Again, Nathwani said that pharma companies need to put more effort into investigating and anticipating which digital therapeutics or tools will drive the paradigm shift. To do so, he suggested that organizations should take a deeper look into the platforms being developed by tech companies in and out of the immediate space and, if it makes sense, follow their lead.
“There’s a number of tech companies working in this space. Take a scan of it and see how many other people are actually interested in those disease areas and see what they’re doing,” he said. “We’re very good at scanning [for] other biological competitors and understanding who’s developing similar products and similar drugs in the same ecosystem. We’re not very good at anticipating what are the technologies that are being developed that could fundamentally shift the ecosystem.”
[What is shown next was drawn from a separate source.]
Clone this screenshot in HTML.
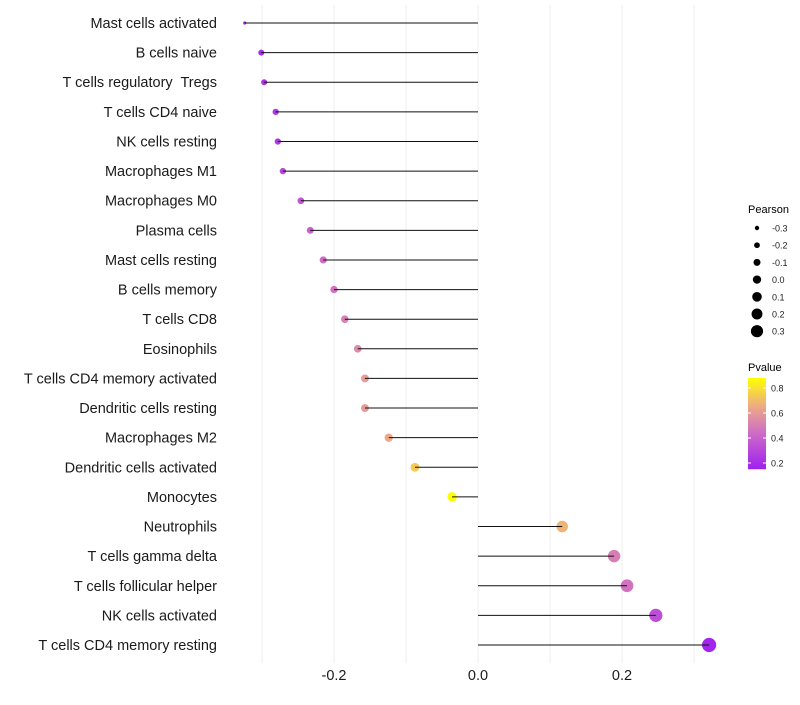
<!DOCTYPE html>
<html><head><meta charset="utf-8"><style>
body{margin:0;background:#fff;font-family:"Liberation Sans",sans-serif;}
text{white-space:pre;}
</style></head><body>
<svg id="chart" width="800" height="700" xmlns="http://www.w3.org/2000/svg">
<g id="grid"></g><g id="dots"></g><g id="marks"></g><g id="labels"></g><g id="legend"></g>
</svg>
<script>
const categories=["Mast cells activated","B cells naive","T cells regulatory  Tregs","T cells CD4 naive","NK cells resting","Macrophages M1","Macrophages M0","Plasma cells","Mast cells resting","B cells memory","T cells CD8","Eosinophils","T cells CD4 memory activated","Dendritic cells resting","Macrophages M2","Dendritic cells activated","Monocytes","Neutrophils","T cells gamma delta","T cells follicular helper","NK cells activated","T cells CD4 memory resting"];
const pearson=[-0.324,-0.301,-0.297,-0.281,-0.278,-0.271,-0.246,-0.233,-0.215,-0.2,-0.185,-0.167,-0.157,-0.157,-0.124,-0.0875,-0.036,0.117,0.189,0.207,0.247,0.321];
const pvalue=[0.18,0.2,0.22,0.24,0.25,0.3,0.36,0.4,0.44,0.46,0.5,0.55,0.6,0.6,0.65,0.74,0.9,0.68,0.5,0.46,0.33,0.17];
const xTicks=[-0.2,0,0.2];
const xTickLabels=["-0.2","0.0","0.2"];
const gridVals=[-0.3,-0.2,-0.1,0,0.1,0.2,0.3];
const sizeLegend=[-0.3,-0.2,-0.1,0.0,0.1,0.2,0.3];
const pLegendTicks=[0.2,0.4,0.6,0.8];
const NS="http://www.w3.org/2000/svg";
const svg=document.getElementById('chart');
const X=v=>478+v*720;
const Y=i=>23+i*(622/21);
const R=v=>v<-0.31?1.6:3+(v+0.3)*6.6;
function mk(t,a,p){const e=document.createElementNS(NS,t);for(const k in a)e.setAttribute(k,a[k]);p.appendChild(e);return e;}
function lerp(a,b,t){return a.map((x,i)=>Math.round(x+(b[i]-x)*t));}
const stops=[[0.15,[160,32,240]],[0.45,[207,111,196]],[0.65,[237,169,135]],[0.88,[255,255,0]]];
function col(p){p=Math.max(0.15,Math.min(0.88,p));for(let k=0;k<stops.length-1;k++){const[a,ca]=stops[k],[b,cb]=stops[k+1];if(p<=b)return `rgb(${lerp(ca,cb,(p-a)/(b-a))})`;}return 'rgb(255,255,0)';}
const grid=document.getElementById('grid'),dots=document.getElementById('dots'),marks=document.getElementById('marks'),labels=document.getElementById('labels'),leg=document.getElementById('legend');
gridVals.forEach(v=>{const l=mk('line',{x1:X(v),x2:X(v),y1:5,y2:663,stroke:'#efefef','stroke-width':1},grid);

});
categories.forEach((c,i)=>{
const y=Y(i);
const t=mk('text',{x:217,y:y+5,'text-anchor':'end','font-size':14.5,fill:'#1a1a1a'},labels);t.textContent=c;


const d=mk('circle',{cx:X(pearson[i]),cy:y,r:R(pearson[i]),fill:col(pvalue[i])},dots);


const l=mk('line',{x1:X(0),x2:X(pearson[i]),y1:y,y2:y,stroke:'#111','stroke-width':1},marks);


});
xTicks.forEach((v,i)=>{const t=mk('text',{x:X(v),y:680,'text-anchor':'middle','font-size':14.5,fill:'#1a1a1a'},labels);t.textContent=xTickLabels[i];

});
let t=mk('text',{x:748,y:213,'font-size':11,fill:'#000'},leg);t.textContent='Pearson';


sizeLegend.forEach((v,i)=>{const y=228+i*17.2;
const c=mk('circle',{cx:757,cy:y,r:2.2+(v+0.3)*6.5,fill:'#000'},leg);


const s=mk('text',{x:772,y:y+3.5,'font-size':9,fill:'#222'},leg);s.textContent=v.toFixed(1);

});
t=mk('text',{x:748,y:371,'font-size':11,fill:'#000'},leg);t.textContent='Pvalue';


const defs=mk('defs',{},svg);const g=mk('linearGradient',{id:'pg',x1:0,y1:1,x2:0,y2:0},defs);
for(let k=0;k<=10;k++){mk('stop',{offset:k/10,'stop-color':col(0.15+k*0.073)},g);}
const PY=p=>463-(p-0.2)*125;
const bar=mk('rect',{x:748,y:PY(0.88),width:18,height:PY(0.15)-PY(0.88),fill:'url(#pg)'},leg);


pLegendTicks.forEach(p=>{const y=PY(p);
mk('line',{x1:748,x2:751,y1:y,y2:y,stroke:'#fff'},leg);mk('line',{x1:763,x2:766,y1:y,y2:y,stroke:'#fff'},leg);
const s=mk('text',{x:771,y:y+3.5,'font-size':9,fill:'#222'},leg);s.textContent=p.toFixed(1);

});
</script>
</body></html>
Cutting costs, providing relief
Beyond simply keeping up with the changing landscape, Nathwani said that preparing for and embracing these new patient-friendly technologies is all but mandatory to combat ballooning price tags. As the cost of managing chronic conditions and delivering treatments is threatening to prohibit the development of novel treatments, he explained, any opportunity for pharma to remove costs from the system can’t be overlooked.
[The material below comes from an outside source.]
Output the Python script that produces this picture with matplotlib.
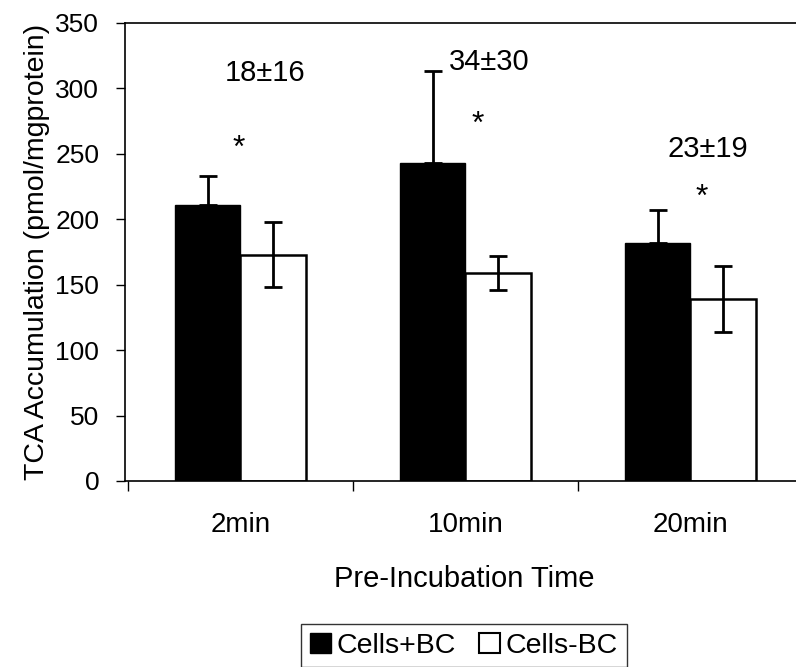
import matplotlib
matplotlib.use('Agg')
import matplotlib.pyplot as plt
from matplotlib.patches import Patch
import numpy as np

plt.rcParams['font.family'] = ['Liberation Sans', 'DejaVu Sans']

# pre-incubation times and TCA accumulation (pmol/mg protein)
times = ['2min', '10min', '20min']
cells_bc = [211, 243, 182]
cells_bc_err = [22, 70, 25]
cells_no_bc = [173, 159, 139]
cells_no_bc_err = [25, 13, 25]
# % difference labels and where they sit
diff_labels = ['18\u00b116', '34\u00b130', '23\u00b119']
diff_pos = [(0.609, 312), (1.604, 320), (2.578, 254)]
star_pos = [(0.492, 254), (1.555, 272), (2.55, 216)]

W, H = 796, 667
fig = plt.figure(figsize=(W / 100, H / 100), dpi=100)
ax = fig.add_axes([125 / W, (H - 481) / H, (803 - 125) / W, 458 / H])

x = np.arange(len(times)) + 0.5
bw = 0.293
ax.bar(x - bw / 2, cells_bc, bw, color='black', edgecolor='black', linewidth=1.0, zorder=2)
ax.bar(x + bw / 2, cells_no_bc, bw, color='white', edgecolor='black', linewidth=1.8, zorder=2)

# upper-only error bars on the +BC bars, both directions on -BC
ax.errorbar(x - bw / 2, cells_bc, yerr=[np.zeros(3), cells_bc_err], fmt='none',
            ecolor='black', elinewidth=2, capsize=6.5, capthick=2, zorder=3)
ax.errorbar(x + bw / 2, cells_no_bc, yerr=cells_no_bc_err, fmt='none',
            ecolor='black', elinewidth=2, capsize=6.5, capthick=2, zorder=3)

for txt, (tx, ty) in zip(diff_labels, diff_pos):
    ax.text(tx, ty, txt, ha='center', va='center', fontsize=21)
for sx, sy in star_pos:
    ax.text(sx, sy, '*', ha='center', va='center', fontsize=23)

ax.set_xlim(-0.0133, 3)
ax.set_ylim(0, 350)
ax.set_yticks(np.arange(0, 351, 50))
ax.tick_params(axis='y', direction='out', length=6.5, width=1, pad=12, labelsize=19)

# category boundaries get the tick marks, names sit in between
ax.set_xticks([0, 1, 2, 3])
ax.set_xticklabels([])
ax.set_xticks(x, minor=True)
ax.set_xticklabels(times, minor=True)
ax.tick_params(axis='x', which='major', direction='out', length=7, width=1)
ax.tick_params(axis='x', which='minor', length=0, pad=22, labelsize=20)

for s in ax.spines.values():
    s.set_linewidth(1.2)

ax.set_xlabel('Pre-Incubation Time', fontsize=21, labelpad=20)
ax.set_ylabel('TCA Accumulation (pmol/mgprotein)', fontsize=20.5, labelpad=4)

handles = [Patch(facecolor='black', edgecolor='black'),
           Patch(facecolor='white', edgecolor='black', linewidth=1.5)]
leg = fig.legend(handles, ['Cells+BC', 'Cells-BC'], ncol=2, loc='upper left',
                 bbox_to_anchor=(301 / W, 1 - 624 / H), fontsize=20.5,
                 frameon=True, fancybox=False, edgecolor='black',
                 handlelength=0.75, handleheight=0.75, handletextpad=0.2,
                 columnspacing=0.8, borderpad=0.3, borderaxespad=0)
leg.get_frame().set_linewidth(1.0)

fig.savefig('out.png', dpi=100)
“I’m not sure that digital health is going to solve the fact that pharma is still regarded as just above the tobacco and oil industry in reputation. But I think what we do have is a responsibility right now … to actually manage chronic diseases more effectively, and more cost effectively,” he said. “Do you want to see a world where genetic therapy or cell-based therapies cannot be delivered? I think in order to afford that, we have to find a redress in the balance, take healthcare costs out in other ways, and be responsible in doing that. … And we can’t control everything — there’s also other infrastructure costs we can’t control — but at least we can play a role in that, and I think digital health is one way that can help us address the balance.”